Furthermore, Table 4 shows that the compound with the highest area in the n-hexane extract of C. inophyllum stem bark is friedelan-3-one (4.96%), which belongs to the terpene compounds. Vittaya et al. (2023) noted that the n-hexane extract obtained from C. inophyllum flowers comprises terpene compounds like monoterpenes, sesquiterpenes, and triterpenes. Several terpene compounds, including those from the monoterpene and sesquiterpene classes, have been reported to possess anti-termite activity (Meisyara et al., 2021). Friedelan-3-one has been associated with various biological activities. Odeh et al. (2016) documented its antimicrobial activity, suggesting its potential to inhibit various microorganisms. This leads to the speculation that friedelan-3-one may exhibit anti-termite properties. Additionally, the GC-MS analysis detected alkanes and lipids in the n-hexane extract of C. inophyllum stem bark.
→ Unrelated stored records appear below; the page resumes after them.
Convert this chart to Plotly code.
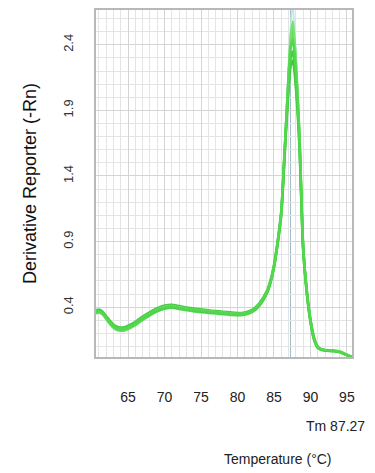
import plotly.graph_objects as go

# Melt-curve data: temperature (°C) and derivative reporter (-Rn) for each well
temperature = [60.6, 61.0, 61.5, 62.0, 62.5, 63.0, 63.5, 64.0, 64.5, 65.0,
               66.0, 67.0, 68.0, 69.0, 70.0, 71.0, 72.0, 73.0, 74.0, 75.0,
               76.0, 77.0, 78.0, 79.0, 80.0, 81.0, 82.0, 83.0, 84.0, 84.5,
               85.0, 85.5, 86.0, 86.5, 87.0, 87.3, 87.6, 88.0, 88.5, 89.0,
               89.5, 90.0, 90.5, 91.0, 91.5, 92.0, 93.0, 94.0, 95.0, 95.7]

well_1 = [0.36, 0.37, 0.355, 0.32, 0.285, 0.255, 0.238, 0.232, 0.235, 0.245,
          0.275, 0.315, 0.35, 0.38, 0.40, 0.405, 0.395, 0.385, 0.378, 0.372,
          0.365, 0.36, 0.355, 0.35, 0.345, 0.35, 0.37, 0.42, 0.51, 0.59,
          0.71, 0.89, 1.12, 1.63, 2.15, 2.38, 2.44, 2.20, 1.68, 0.86,
          0.52, 0.30, 0.16, 0.095, 0.078, 0.072, 0.068, 0.06, 0.035, 0.018]

well_2 = [0.35, 0.36, 0.345, 0.31, 0.272, 0.243, 0.226, 0.220, 0.223, 0.233,
          0.262, 0.302, 0.338, 0.368, 0.388, 0.395, 0.386, 0.376, 0.368, 0.362,
          0.356, 0.351, 0.346, 0.341, 0.336, 0.342, 0.362, 0.41, 0.50, 0.58,
          0.70, 0.88, 1.10, 1.60, 2.14, 2.42, 2.52, 2.26, 1.70, 0.87,
          0.51, 0.29, 0.15, 0.09, 0.074, 0.069, 0.065, 0.058, 0.033, 0.016]

well_3 = [0.37, 0.38, 0.365, 0.33, 0.296, 0.266, 0.25, 0.244, 0.247, 0.258,
          0.288, 0.328, 0.362, 0.392, 0.412, 0.418, 0.408, 0.397, 0.39, 0.383,
          0.376, 0.37, 0.365, 0.36, 0.355, 0.36, 0.38, 0.43, 0.52, 0.60,
          0.72, 0.90, 1.13, 1.62, 2.10, 2.30, 2.35, 2.12, 1.64, 0.85,
          0.53, 0.31, 0.17, 0.10, 0.08, 0.074, 0.07, 0.062, 0.037, 0.02]

well_4 = [0.355, 0.372, 0.36, 0.325, 0.288, 0.26, 0.242, 0.236, 0.238, 0.248,
          0.278, 0.318, 0.352, 0.383, 0.404, 0.41, 0.40, 0.39, 0.382, 0.376,
          0.37, 0.364, 0.359, 0.353, 0.348, 0.352, 0.372, 0.42, 0.51, 0.59,
          0.71, 0.89, 1.12, 1.64, 2.20, 2.48, 2.58, 2.30, 1.72, 0.88,
          0.52, 0.30, 0.16, 0.095, 0.078, 0.072, 0.067, 0.06, 0.035, 0.018]

well_5 = [0.365, 0.375, 0.36, 0.325, 0.29, 0.26, 0.24, 0.234, 0.237, 0.247,
          0.276, 0.314, 0.347, 0.375, 0.394, 0.40, 0.392, 0.382, 0.374, 0.368,
          0.362, 0.357, 0.352, 0.347, 0.342, 0.347, 0.367, 0.415, 0.505, 0.585,
          0.705, 0.885, 1.11, 1.60, 2.06, 2.24, 2.28, 2.08, 1.62, 0.84,
          0.51, 0.29, 0.155, 0.092, 0.076, 0.07, 0.066, 0.059, 0.034, 0.017]

well_6 = [0.385, 0.39, 0.37, 0.33, 0.29, 0.26, 0.24, 0.234, 0.237, 0.248,
          0.28, 0.322, 0.358, 0.39, 0.41, 0.416, 0.405, 0.393, 0.385, 0.378,
          0.371, 0.365, 0.36, 0.354, 0.349, 0.353, 0.373, 0.42, 0.51, 0.59,
          0.71, 0.89, 1.12, 1.65, 2.25, 2.56, 2.70, 2.36, 1.74, 0.88,
          0.52, 0.30, 0.16, 0.095, 0.078, 0.072, 0.068, 0.06, 0.035, 0.018]

wells = [well_6, well_2, well_3, well_4, well_5, well_1]
well_colors = ["#b8e9df", "#62dc5c", "#47cc46", "#78e172", "#40c941", "#52d74e"]
well_widths = [1.6, 2.6, 2.6, 2.2, 2.6, 2.6]

tm_value = 87.27
x_ticks = [65, 70, 75, 80, 85, 90, 95]
y_ticks = [0.4, 0.9, 1.4, 1.9, 2.4]

fig = go.Figure()

for values, color, width in zip(wells, well_colors, well_widths):
    fig.add_trace(go.Scatter(
        x=temperature, y=values, mode="lines",
        line=dict(color=color, width=width, shape="spline", smoothing=0.6),
        hoverinfo="skip", showlegend=False,
    ))

# Melting temperature marker
fig.add_vline(x=tm_value, line=dict(color="#a3bccb", width=1), layer="below")

fig.update_layout(
    width=375, height=473,
    margin=dict(l=96, r=23, t=8, b=116),
    paper_bgcolor="white", plot_bgcolor="white",
    font=dict(family="Liberation Sans, Arial, sans-serif", color="#222"),
    showlegend=False,
)

fig.update_xaxes(
    range=[60.6, 95.7],
    tickmode="array", tickvals=x_ticks, ticktext=[str(v) for v in x_ticks],
    tickfont=dict(size=14, color="#222"),
    ticks="", ticklabelstandoff=26,
    showgrid=True, gridcolor="#d4d4d4", gridwidth=1,
    minor=dict(dtick=1, tick0=60, showgrid=True, gridcolor="#e4e4e4", gridwidth=1),
    showline=True, linecolor="#b8b8b8", linewidth=2, mirror=True,
    zeroline=False,
)

fig.update_yaxes(
    range=[0.02, 2.665],
    tickmode="array", tickvals=y_ticks, ticktext=[f"{v:.1f}" for v in y_ticks],
    tickfont=dict(size=13, color="#333"), tickangle=-90,
    ticks="", ticklabelstandoff=16,
    showgrid=True, gridcolor="#d4d4d4", gridwidth=1,
    minor=dict(dtick=0.1, tick0=0.0, showgrid=True, gridcolor="#e4e4e4", gridwidth=1),
    showline=True, linecolor="#b8b8b8", linewidth=2, mirror=True,
    zeroline=False,
)

fig.add_annotation(
    text="Derivative Reporter (-Rn)", textangle=-90,
    xref="paper", yref="paper", x=-0.26, y=0.5,
    xanchor="center", yanchor="middle", showarrow=False,
    font=dict(size=18, color="#111"),
)
fig.add_annotation(
    text=f"Tm {tm_value}",
    xref="paper", yref="paper", x=1.06, y=-0.2,
    xanchor="right", yanchor="middle", showarrow=False,
    font=dict(size=14, color="#222"),
)
fig.add_annotation(
    text="Temperature (°C)",
    xref="paper", yref="paper", x=0.71, y=-0.294,
    xanchor="center", yanchor="middle", showarrow=False,
    font=dict(size=14, color="#222"),
)

fig.write_html("out.html")
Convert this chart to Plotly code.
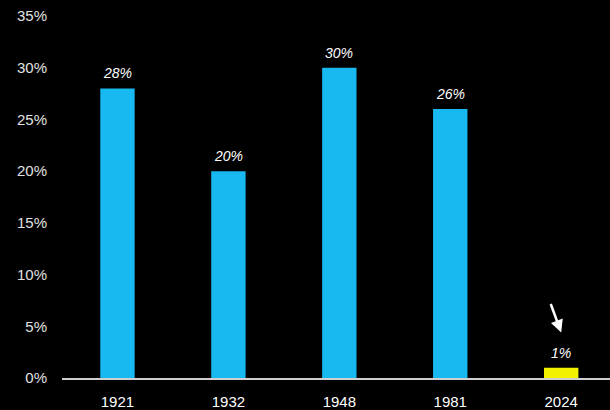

Table 5 outlines the ten primary components of the compounds with the highest similarity index and area (%) found in the ethyl acetate extract of C. inophyllum stem bark. The results of the GC-MS analysis indicated that the ethyl acetate extract of C. inophyllum stem bark was dominated by alcohols, esters, aromatic organic compounds, and fatty acids. Similarly, Vittaya et al. (2023) reported that the ethyl acetate extract from C. inophyllum flowers contained alcohols, alkanes, esters, fatty acids, and aromatic compounds. The compound with the highest area (%) found in the ethyl acetate extract of C. inophyllum stem bark was 1,2-benzene dicarboxylic acid, dinonyl ester (5.44%), which belongs to a class of ester compounds. Rahman and Anwar (2006) reported that the 1,2-benzene dicarboxylic acid, dinonyl ester contained in Plumbago zeylanic extract possessed antifungal activity and could inhibit other organisms, suggesting its anti-termite properties. In addition, friedelan-3-one was also identified in the ethyl acetate extract. This compound belongs to the same class as the compound found in the n-hexane extract, which is believed to exhibit anti-termite activity in the ethyl acetate extract of C. inophyllum stem bark. According to Suprianto et al. (2023), the anti-termite activity of wood stem bark extract may be attributed to its chemical components, including acetic acid, propanoic acid, phenol, and phenol derivatives.
4. CONCLUSIONS
C. inophyllum bark is rich in extractive substances, particularly stem bark extract, which exhibits strong anti-termite and anti-feedant properties against the subterranean termite C. curvignathus. All types of extracts dissolved in different solvents showed termiticidal properties, with efficacy depending on the concentration applied to the test paper. A higher extract concentration resulted in increased termite mortality and reduced weight loss of the test paper. The n-hexane extract of C. inophyllum stem bark contained friedelan-3-one, which possesses anti-termite properties. Similarly, the ethyl acetate extract contained 1,2-benzene dicarboxylic acid, dinonyl ester, and friedelan-3-one, which also exhibit anti-termite properties. Further research is warranted to explore the potential use of the extractive components of C. inophyllum stem bark for controlling dry wood termites and wood decay fungi.